#### WHAT THE TASK ASKS:
Your task is to reproduce the material exactly.

#### COLLECTED MATERIAL:
____________
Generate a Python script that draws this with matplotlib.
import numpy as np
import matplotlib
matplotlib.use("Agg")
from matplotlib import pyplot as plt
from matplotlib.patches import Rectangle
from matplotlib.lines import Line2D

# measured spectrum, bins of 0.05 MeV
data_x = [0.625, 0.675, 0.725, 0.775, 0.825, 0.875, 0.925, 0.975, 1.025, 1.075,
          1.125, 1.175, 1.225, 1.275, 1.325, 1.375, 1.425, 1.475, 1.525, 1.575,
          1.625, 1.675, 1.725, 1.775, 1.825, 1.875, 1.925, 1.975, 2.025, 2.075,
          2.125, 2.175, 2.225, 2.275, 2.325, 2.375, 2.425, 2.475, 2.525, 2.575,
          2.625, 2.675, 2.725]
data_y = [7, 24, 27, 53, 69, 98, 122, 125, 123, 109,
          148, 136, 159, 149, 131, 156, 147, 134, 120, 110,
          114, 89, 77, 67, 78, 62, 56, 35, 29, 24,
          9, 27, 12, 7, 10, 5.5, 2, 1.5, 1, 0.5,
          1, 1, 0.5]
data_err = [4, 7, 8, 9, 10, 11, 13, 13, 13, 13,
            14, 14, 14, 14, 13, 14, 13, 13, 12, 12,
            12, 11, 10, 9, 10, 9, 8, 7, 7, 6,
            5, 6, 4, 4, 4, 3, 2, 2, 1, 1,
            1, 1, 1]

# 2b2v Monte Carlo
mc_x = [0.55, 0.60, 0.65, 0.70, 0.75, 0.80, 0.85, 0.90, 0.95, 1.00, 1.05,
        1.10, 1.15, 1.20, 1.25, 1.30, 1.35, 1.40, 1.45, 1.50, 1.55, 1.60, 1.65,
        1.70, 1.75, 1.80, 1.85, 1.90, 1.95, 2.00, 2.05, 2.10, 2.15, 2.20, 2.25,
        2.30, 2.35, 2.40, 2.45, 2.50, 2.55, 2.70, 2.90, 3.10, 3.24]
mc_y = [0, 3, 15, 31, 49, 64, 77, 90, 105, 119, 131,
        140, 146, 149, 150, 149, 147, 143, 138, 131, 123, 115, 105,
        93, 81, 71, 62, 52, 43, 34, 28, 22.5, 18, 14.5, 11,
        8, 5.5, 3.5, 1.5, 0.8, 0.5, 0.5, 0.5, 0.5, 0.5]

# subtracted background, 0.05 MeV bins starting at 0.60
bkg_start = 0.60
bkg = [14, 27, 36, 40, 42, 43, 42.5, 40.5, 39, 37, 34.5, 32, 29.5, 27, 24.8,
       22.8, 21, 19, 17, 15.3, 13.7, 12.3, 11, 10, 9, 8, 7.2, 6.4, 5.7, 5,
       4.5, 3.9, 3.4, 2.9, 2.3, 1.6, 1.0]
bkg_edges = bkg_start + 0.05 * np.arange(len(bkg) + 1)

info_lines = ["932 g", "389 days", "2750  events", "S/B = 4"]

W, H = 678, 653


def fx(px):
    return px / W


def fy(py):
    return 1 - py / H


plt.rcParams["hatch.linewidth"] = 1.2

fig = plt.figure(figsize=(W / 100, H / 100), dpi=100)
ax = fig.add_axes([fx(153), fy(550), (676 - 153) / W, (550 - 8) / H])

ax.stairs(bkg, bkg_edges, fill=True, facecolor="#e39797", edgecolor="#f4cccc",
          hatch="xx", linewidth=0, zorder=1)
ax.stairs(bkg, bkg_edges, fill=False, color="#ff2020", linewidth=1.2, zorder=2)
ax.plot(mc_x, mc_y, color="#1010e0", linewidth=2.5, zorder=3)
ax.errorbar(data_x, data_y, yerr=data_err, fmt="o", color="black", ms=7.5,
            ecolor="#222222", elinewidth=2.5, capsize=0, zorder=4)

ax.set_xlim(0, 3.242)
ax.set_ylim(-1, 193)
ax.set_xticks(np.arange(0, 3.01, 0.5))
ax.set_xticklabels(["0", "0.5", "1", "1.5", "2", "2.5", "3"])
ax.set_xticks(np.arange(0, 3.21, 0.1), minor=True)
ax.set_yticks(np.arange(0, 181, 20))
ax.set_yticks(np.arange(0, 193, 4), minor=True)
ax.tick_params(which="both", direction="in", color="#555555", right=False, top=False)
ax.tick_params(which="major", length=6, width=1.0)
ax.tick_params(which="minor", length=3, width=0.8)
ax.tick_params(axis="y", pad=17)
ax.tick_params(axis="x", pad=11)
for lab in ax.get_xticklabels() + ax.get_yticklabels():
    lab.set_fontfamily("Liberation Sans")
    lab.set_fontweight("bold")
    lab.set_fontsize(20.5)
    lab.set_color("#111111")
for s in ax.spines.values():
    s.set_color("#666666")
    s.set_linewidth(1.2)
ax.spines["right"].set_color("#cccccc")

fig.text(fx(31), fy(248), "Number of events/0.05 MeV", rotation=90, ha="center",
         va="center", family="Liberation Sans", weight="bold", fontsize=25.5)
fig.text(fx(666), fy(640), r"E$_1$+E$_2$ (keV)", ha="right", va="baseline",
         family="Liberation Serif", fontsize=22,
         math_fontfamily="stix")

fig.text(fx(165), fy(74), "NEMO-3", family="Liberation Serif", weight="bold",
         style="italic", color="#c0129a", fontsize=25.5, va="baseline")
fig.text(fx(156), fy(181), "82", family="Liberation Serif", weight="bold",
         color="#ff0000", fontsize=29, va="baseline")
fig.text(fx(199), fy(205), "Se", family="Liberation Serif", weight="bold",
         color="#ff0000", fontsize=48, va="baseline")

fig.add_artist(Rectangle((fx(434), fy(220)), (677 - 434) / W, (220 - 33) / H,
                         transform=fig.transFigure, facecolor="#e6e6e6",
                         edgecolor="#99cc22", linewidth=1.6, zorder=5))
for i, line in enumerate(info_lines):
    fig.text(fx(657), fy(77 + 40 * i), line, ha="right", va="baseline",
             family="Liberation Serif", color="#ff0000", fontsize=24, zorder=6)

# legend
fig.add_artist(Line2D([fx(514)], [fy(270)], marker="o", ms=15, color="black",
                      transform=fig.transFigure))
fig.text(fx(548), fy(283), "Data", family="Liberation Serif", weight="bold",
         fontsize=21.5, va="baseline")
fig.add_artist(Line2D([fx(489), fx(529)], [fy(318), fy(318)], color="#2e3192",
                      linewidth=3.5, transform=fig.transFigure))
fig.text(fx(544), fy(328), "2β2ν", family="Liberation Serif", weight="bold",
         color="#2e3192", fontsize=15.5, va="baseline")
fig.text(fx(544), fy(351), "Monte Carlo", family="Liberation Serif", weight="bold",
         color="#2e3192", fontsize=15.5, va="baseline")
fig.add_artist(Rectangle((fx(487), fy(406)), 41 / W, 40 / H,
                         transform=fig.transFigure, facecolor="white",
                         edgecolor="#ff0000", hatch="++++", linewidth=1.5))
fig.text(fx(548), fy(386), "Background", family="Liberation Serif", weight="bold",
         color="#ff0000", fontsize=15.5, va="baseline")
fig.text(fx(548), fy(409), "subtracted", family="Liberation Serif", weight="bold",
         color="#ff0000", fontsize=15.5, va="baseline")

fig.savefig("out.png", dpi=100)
____________
#### WRITTEN RESPONSE:
Generate a Python script that draws this with matplotlib.
import numpy as np
import matplotlib
matplotlib.use("Agg")
from matplotlib import pyplot as plt
from matplotlib.patches import Rectangle
from matplotlib.lines import Line2D

# measured spectrum, bins of 0.05 MeV
data_x = [0.625, 0.675, 0.725, 0.775, 0.825, 0.875, 0.925, 0.975, 1.025, 1.075,
          1.125, 1.175, 1.225, 1.275, 1.325, 1.375, 1.425, 1.475, 1.525, 1.575,
          1.625, 1.675, 1.725, 1.775, 1.825, 1.875, 1.925, 1.975, 2.025, 2.075,
          2.125, 2.175, 2.225, 2.275, 2.325, 2.375, 2.425, 2.475, 2.525, 2.575,
          2.625, 2.675, 2.725]
data_y = [7, 24, 27, 53, 69, 98, 122, 125, 123, 109,
          148, 136, 159, 149, 131, 156, 147, 134, 120, 110,
          114, 89, 77, 67, 78, 62, 56, 35, 29, 24,
          9, 27, 12, 7, 10, 5.5, 2, 1.5, 1, 0.5,
          1, 1, 0.5]
data_err = [4, 7, 8, 9, 10, 11, 13, 13, 13, 13,
            14, 14, 14, 14, 13, 14, 13, 13, 12, 12,
            12, 11, 10, 9, 10, 9, 8, 7, 7, 6,
            5, 6, 4, 4, 4, 3, 2, 2, 1, 1,
            1, 1, 1]

# 2b2v Monte Carlo
mc_x = [0.55, 0.60, 0.65, 0.70, 0.75, 0.80, 0.85, 0.90, 0.95, 1.00, 1.05,
        1.10, 1.15, 1.20, 1.25, 1.30, 1.35, 1.40, 1.45, 1.50, 1.55, 1.60, 1.65,
        1.70, 1.75, 1.80, 1.85, 1.90, 1.95, 2.00, 2.05, 2.10, 2.15, 2.20, 2.25,
        2.30, 2.35, 2.40, 2.45, 2.50, 2.55, 2.70, 2.90, 3.10, 3.24]
mc_y = [0, 3, 15, 31, 49, 64, 77, 90, 105, 119, 131,
        140, 146, 149, 150, 149, 147, 143, 138, 131, 123, 115, 105,
        93, 81, 71, 62, 52, 43, 34, 28, 22.5, 18, 14.5, 11,
        8, 5.5, 3.5, 1.5, 0.8, 0.5, 0.5, 0.5, 0.5, 0.5]

# subtracted background, 0.05 MeV bins starting at 0.60
bkg_start = 0.60
bkg = [14, 27, 36, 40, 42, 43, 42.5, 40.5, 39, 37, 34.5, 32, 29.5, 27, 24.8,
       22.8, 21, 19, 17, 15.3, 13.7, 12.3, 11, 10, 9, 8, 7.2, 6.4, 5.7, 5,
       4.5, 3.9, 3.4, 2.9, 2.3, 1.6, 1.0]
bkg_edges = bkg_start + 0.05 * np.arange(len(bkg) + 1)

info_lines = ["932 g", "389 days", "2750  events", "S/B = 4"]

W, H = 678, 653


def fx(px):
    return px / W


def fy(py):
    return 1 - py / H


plt.rcParams["hatch.linewidth"] = 1.2

fig = plt.figure(figsize=(W / 100, H / 100), dpi=100)
ax = fig.add_axes([fx(153), fy(550), (676 - 153) / W, (550 - 8) / H])

ax.stairs(bkg, bkg_edges, fill=True, facecolor="#e39797", edgecolor="#f4cccc",
          hatch="xx", linewidth=0, zorder=1)
ax.stairs(bkg, bkg_edges, fill=False, color="#ff2020", linewidth=1.2, zorder=2)
ax.plot(mc_x, mc_y, color="#1010e0", linewidth=2.5, zorder=3)
ax.errorbar(data_x, data_y, yerr=data_err, fmt="o", color="black", ms=7.5,
            ecolor="#222222", elinewidth=2.5, capsize=0, zorder=4)

ax.set_xlim(0, 3.242)
ax.set_ylim(-1, 193)
ax.set_xticks(np.arange(0, 3.01, 0.5))
ax.set_xticklabels(["0", "0.5", "1", "1.5", "2", "2.5", "3"])
ax.set_xticks(np.arange(0, 3.21, 0.1), minor=True)
ax.set_yticks(np.arange(0, 181, 20))
ax.set_yticks(np.arange(0, 193, 4), minor=True)
ax.tick_params(which="both", direction="in", color="#555555", right=False, top=False)
ax.tick_params(which="major", length=6, width=1.0)
ax.tick_params(which="minor", length=3, width=0.8)
ax.tick_params(axis="y", pad=17)
ax.tick_params(axis="x", pad=11)
for lab in ax.get_xticklabels() + ax.get_yticklabels():
    lab.set_fontfamily("Liberation Sans")
    lab.set_fontweight("bold")
    lab.set_fontsize(20.5)
    lab.set_color("#111111")
for s in ax.spines.values():
    s.set_color("#666666")
    s.set_linewidth(1.2)
ax.spines["right"].set_color("#cccccc")

fig.text(fx(31), fy(248), "Number of events/0.05 MeV", rotation=90, ha="center",
         va="center", family="Liberation Sans", weight="bold", fontsize=25.5)
fig.text(fx(666), fy(640), r"E$_1$+E$_2$ (keV)", ha="right", va="baseline",
         family="Liberation Serif", fontsize=22,
         math_fontfamily="stix")

fig.text(fx(165), fy(74), "NEMO-3", family="Liberation Serif", weight="bold",
         style="italic", color="#c0129a", fontsize=25.5, va="baseline")
fig.text(fx(156), fy(181), "82", family="Liberation Serif", weight="bold",
         color="#ff0000", fontsize=29, va="baseline")
fig.text(fx(199), fy(205), "Se", family="Liberation Serif", weight="bold",
         color="#ff0000", fontsize=48, va="baseline")

fig.add_artist(Rectangle((fx(434), fy(220)), (677 - 434) / W, (220 - 33) / H,
                         transform=fig.transFigure, facecolor="#e6e6e6",
                         edgecolor="#99cc22", linewidth=1.6, zorder=5))
for i, line in enumerate(info_lines):
    fig.text(fx(657), fy(77 + 40 * i), line, ha="right", va="baseline",
             family="Liberation Serif", color="#ff0000", fontsize=24, zorder=6)

# legend
fig.add_artist(Line2D([fx(514)], [fy(270)], marker="o", ms=15, color="black",
                      transform=fig.transFigure))
fig.text(fx(548), fy(283), "Data", family="Liberation Serif", weight="bold",
         fontsize=21.5, va="baseline")
fig.add_artist(Line2D([fx(489), fx(529)], [fy(318), fy(318)], color="#2e3192",
                      linewidth=3.5, transform=fig.transFigure))
fig.text(fx(544), fy(328), "2β2ν", family="Liberation Serif", weight="bold",
         color="#2e3192", fontsize=15.5, va="baseline")
fig.text(fx(544), fy(351), "Monte Carlo", family="Liberation Serif", weight="bold",
         color="#2e3192", fontsize=15.5, va="baseline")
fig.add_artist(Rectangle((fx(487), fy(406)), 41 / W, 40 / H,
                         transform=fig.transFigure, facecolor="white",
                         edgecolor="#ff0000", hatch="++++", linewidth=1.5))
fig.text(fx(548), fy(386), "Background", family="Liberation Serif", weight="bold",
         color="#ff0000", fontsize=15.5, va="baseline")
fig.text(fx(548), fy(409), "subtracted", family="Liberation Serif", weight="bold",
         color="#ff0000", fontsize=15.5, va="baseline")

fig.savefig("out.png", dpi=100)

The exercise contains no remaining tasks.